Lanjut Qodari, menyampaikan dengan persahabatan tersebut dia meyakini proses transisi pemerintahan akan berjalan mulus dibandingkan dengan presiden-presiden sebelumnya.

“Dan saya melihat ini peralihan akan mulus insya Allah saya kira pak Prabowo beruntung dia transisinya akan lebih mulus dibandingkan dengan yang lain-lain,” ucapnya.

Qodari mencontohkan proses peralihan pemerintah tahun 2004 dari Megawati Soekarnoputri ke pesaingnya Susilo Bambang Yudhoyono (SBY) atau juga sebaliknya pada tahun 2014 dari SBY atau Demokrat ke Presiden Jokowi atau PDI relatif berjalan kurang begitu mulus.

Sebaliknya perpindahan dari Presiden Jokowi ke Prabowo diprediksi akan lebih lancar karena keduanya masih dalam satu tim.

“Tahun 2004 misalnya dari Megawati ke SBY itu kan kompetitor sebuah patahan sejarah kemudian dari SBY ke Pak Jokowi waktu itu juga Demokrat dan PDIP juga adalah kompetitor, sekarang Pak Jokowi ke Pak Prabowo adalah kerja sama,” ucapnya.

“Bahkan Pak Prabowo bisa berproses dengan duduk di sebelah Pak Jokowi yang sudah melihat bagaimana rapat dipimpin dan keputusan-keputusan diambil,” imbuhnya.
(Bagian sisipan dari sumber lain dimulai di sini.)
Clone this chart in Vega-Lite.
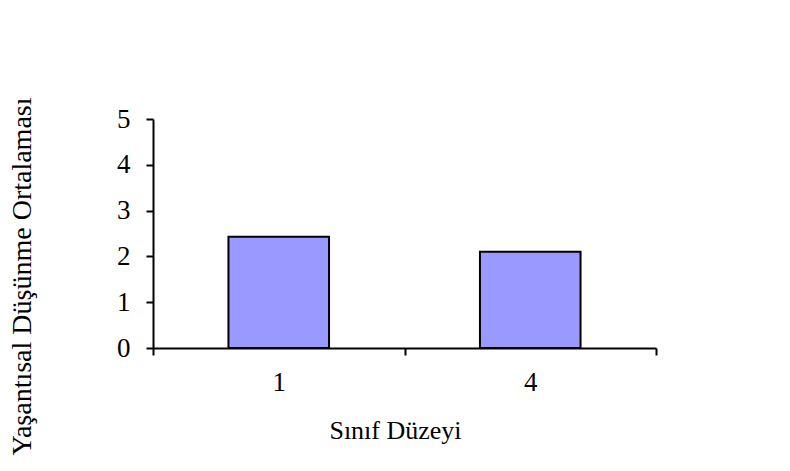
{
  "$schema": "https://vega.github.io/schema/vega-lite/v6.json",
  "autosize": "none",
  "padding": {"left": 153, "top": 119, "right": 134, "bottom": 123},
  "width": 503,
  "height": 229,
  "background": "white",
  "config": {
    "view": {"stroke": null},
    "font": "Liberation Serif"
  },
  "data": {
    "values": [
      {"sinif": "1", "ortalama": 2.43},
      {"sinif": "4", "ortalama": 2.1}
    ]
  },
  "mark": {"type": "bar", "color": "#9999FF", "stroke": "black", "strokeWidth": 2, "width": {"band": 0.4}},
  "encoding": {
    "x": {
      "field": "sinif",
      "type": "nominal",
      "sort": null,
      "scale": {"paddingInner": 0, "paddingOuter": 0},
      "axis": {
        "title": "Sınıf Düzeyi",
        "labelAngle": 0,
        "tickBand": "extent",
        "domainColor": "black",
        "domainWidth": 2,
        "tickColor": "black",
        "tickWidth": 2,
        "tickSize": 7,
        "labelFont": "Liberation Serif",
        "labelFontSize": 27,
        "labelColor": "black",
        "labelPadding": 14,
        "titleFont": "Liberation Serif",
        "titleFontSize": 26,
        "titleFontWeight": "normal",
        "titleColor": "black",
        "titleX": 242,
        "titlePadding": 22
      }
    },
    "y": {
      "field": "ortalama",
      "type": "quantitative",
      "scale": {"domain": [0, 5], "nice": false},
      "axis": {
        "title": "Yaşantısal Düşünme Ortalaması",
        "values": [0, 1, 2, 3, 4, 5],
        "grid": false,
        "domainColor": "black",
        "domainWidth": 2,
        "tickColor": "black",
        "tickWidth": 2,
        "tickSize": 7,
        "labelFont": "Liberation Serif",
        "labelFontSize": 27,
        "labelColor": "black",
        "labelPadding": 16,
        "labelFlush": false,
        "titleFont": "Liberation Serif",
        "titleFontSize": 28,
        "titleFontWeight": "normal",
        "titleColor": "black",
        "titleY": 157,
        "titlePadding": 80
      }
    }
  }
}
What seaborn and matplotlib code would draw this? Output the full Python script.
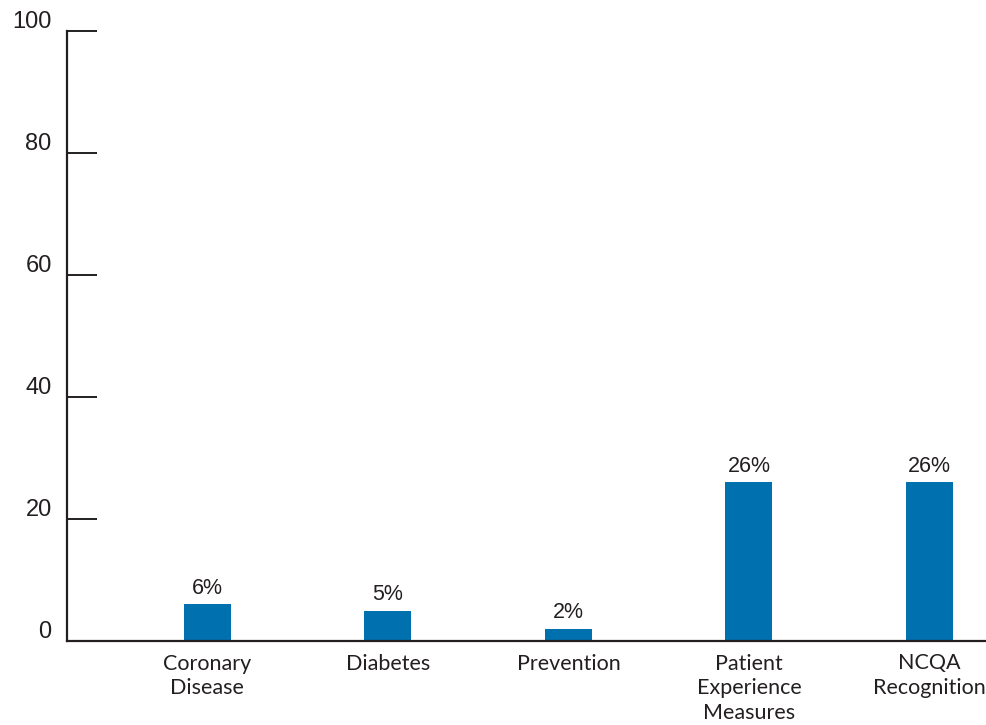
import matplotlib
matplotlib.use("Agg")
import matplotlib.pyplot as plt
import matplotlib.transforms as mtransforms
import seaborn as sns
import pandas as pd

# Share of practices reporting each measure category
categories = ["Coronary\nDisease", "Diabetes", "Prevention",
              "Patient\nExperience\nMeasures", "NCQA\nRecognition"]
values = [6, 5, 2, 26, 26]
y_ticks = [0, 20, 40, 60, 80, 100]

BAR_COLOR = "#0071AE"
TEXT_COLOR = "#231F20"

sns.set_theme(style="white")
plt.rcParams["font.family"] = ["Liberation Sans", "DejaVu Sans"]

df = pd.DataFrame({"category": categories, "value": values})

fig = plt.figure(figsize=(9.87, 7.25), dpi=100)
ax = fig.add_axes([67 / 987, 1 - 641 / 725, 1 - 67 / 987, (641 - 31) / 725])

sns.barplot(data=df, x="category", y="value", color=BAR_COLOR,
            width=0.26, saturation=1, linewidth=0, ax=ax)

ax.set_ylim(0, 100)
ax.set_xlim(-0.778, 4.319)
ax.set_yticks(y_ticks)
ax.set_yticklabels([str(t) for t in y_ticks])
ax.set_xlabel("")
ax.set_ylabel("")

for side in ("top", "right"):
    ax.spines[side].set_visible(False)
for side in ("left", "bottom"):
    ax.spines[side].set_color(TEXT_COLOR)
    ax.spines[side].set_linewidth(1.6)

ax.tick_params(axis="y", left=True, direction="in", length=21.6, width=1.4,
               color=TEXT_COLOR, labelsize=17, labelcolor=TEXT_COLOR, pad=11)
ax.tick_params(axis="x", bottom=False, length=0, pad=9, labelcolor=TEXT_COLOR)

# y labels sit a little above their ticks
shift = mtransforms.ScaledTranslation(0, 11 / 100, fig.dpi_scale_trans)
for lbl in ax.get_yticklabels():
    lbl.set_transform(lbl.get_transform() + shift)

for lbl in ax.get_xticklabels():
    lbl.set_fontfamily(["Lato", "DejaVu Sans"])
    lbl.set_fontsize(15.5)
    lbl.set_linespacing(1.3)
    lbl.set_verticalalignment("top")

ax.bar_label(ax.containers[0], labels=[f"{v}%" for v in values],
             padding=4, fontsize=15.5, color=TEXT_COLOR)

fig.savefig("out.png", dpi=100)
Untuk saat ini agar proses transisi berjalan lancar, Qodari mendorong mulai dilakukan sinkronisasi rencana-rencana program kerja Prabowo dengan dukungan dari program Presiden Jokowi.

“Nah mungkin juga yang bisa dilakukan pada saat ini adalah sinkronisasi rencana-rencana program Pak Prabowo persiapan-persiapan program Pak Prabowo dengan dukungan Pak Jokowi, menurut saya itu tidak masalah tidak ada kendala apabila presiden petahana membantu presiden berikutnya,” ungkapnya.

Bahkan Qodari mengusulkan dalam waktu 3 atau 4 bulan sebelum berakhirnya masa pemerintahan, Presiden Jokowi melakukan pergantian menteri di mana para menteri itu nantinya jika berkinerja bagus akan dilantik kembali oleh Prabowo.

“Bahkan mungkin ini satu usulan atau satu ide dari saya bahwa sebagian menteri-menteri Pak Prabowo itu sudah dipersiapkan dari zaman Pak Jokowi, nanti ada reshuffle kabinet kira-kira 3 atau 4 bulan sebelum berakhirnya masa Pak Jokowi,” usulnya.

“Lalu menteri-menteri ini ibaratnya probation atau percobaan pada pos masing-masing yang mereka ditunjuk dan mereka akan ditunjuk kembali oleh Prabowo. Kalau probationnya bagus atau yang untuk sukses. Jadi begitu dilantik oleh Pak Prabowo mereka akan dilantik lagi menjadi menteri setelah sebelumnya menjabat menteri 3 bulan di zaman Pak Jokowi, saya kira itu usulannya,” tukas Qodari.